Saturday, August 30, 2008

Banaag at Sikat

Banaag at Sikat or From Early Dawn to Full Light is one of the first literary novels written by Filipino author Lope K. Santos in the Tagalog language in 1906. As a book that was considered as the "Bible of working class Filipinos", the pages of the novel revolves around the life of Delfin, his love for a daughter of a rich landlord, while Lope K. Santos also discusses the social issues such as socialism, capitalism, and the works of the united associations of laborers.

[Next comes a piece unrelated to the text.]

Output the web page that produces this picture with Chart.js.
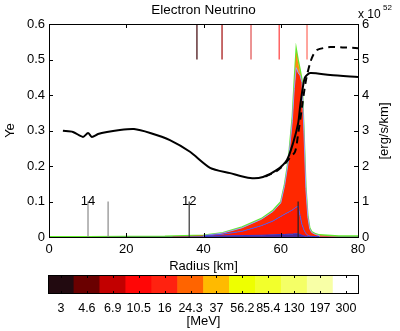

Although a work that discusses politics in the Philippines, Banaag at Sikat is the only novel included by the Filipino critic Teodoro Agoncillo to a list of important books about Tagalog literature in 1949, because according to Agoncillo the book has a weakness but it started the system of writing a Tagalog novel. Thus, this book of Lope K. Santos paved the way on how to write other Tagalog-language novels which has a combined themes about love, livelihood, and the truthful and moving status of society. Furthermore, despite of being one of the first long narrative in the Philippines that provoked the mood of society, it also motivated the cause of the Hukbalahap (Hukbo ng Bayan Laban sa Hapon, literally the “people’s army against the Japanese occupiers” during World War II).

However, this is not the first Tagalog novel, because Lope K. Santos’ novel was published after Nena at Neneng - Nena and Neneng - (1905), which is considered as the first Tagalog novel published as a book and written by Valeriano Hernandez Peña. Still, there was another Tagalog novel, Cababalaghan ni P. Brava (literally, P. Brava’s Mistery) by Gabriel Beato Francisco, which appeared in installment on the pages of the magazine Kapatid ng Bayan (literally, Comrades of the Nation) in 1899.

The title Banaag at Sikat is translated by critics and reviewers into From Early Dawn to Full Light of the sun, a translation derived from the reviews done by Patricio N. Abinales and Donna J. Amoroso.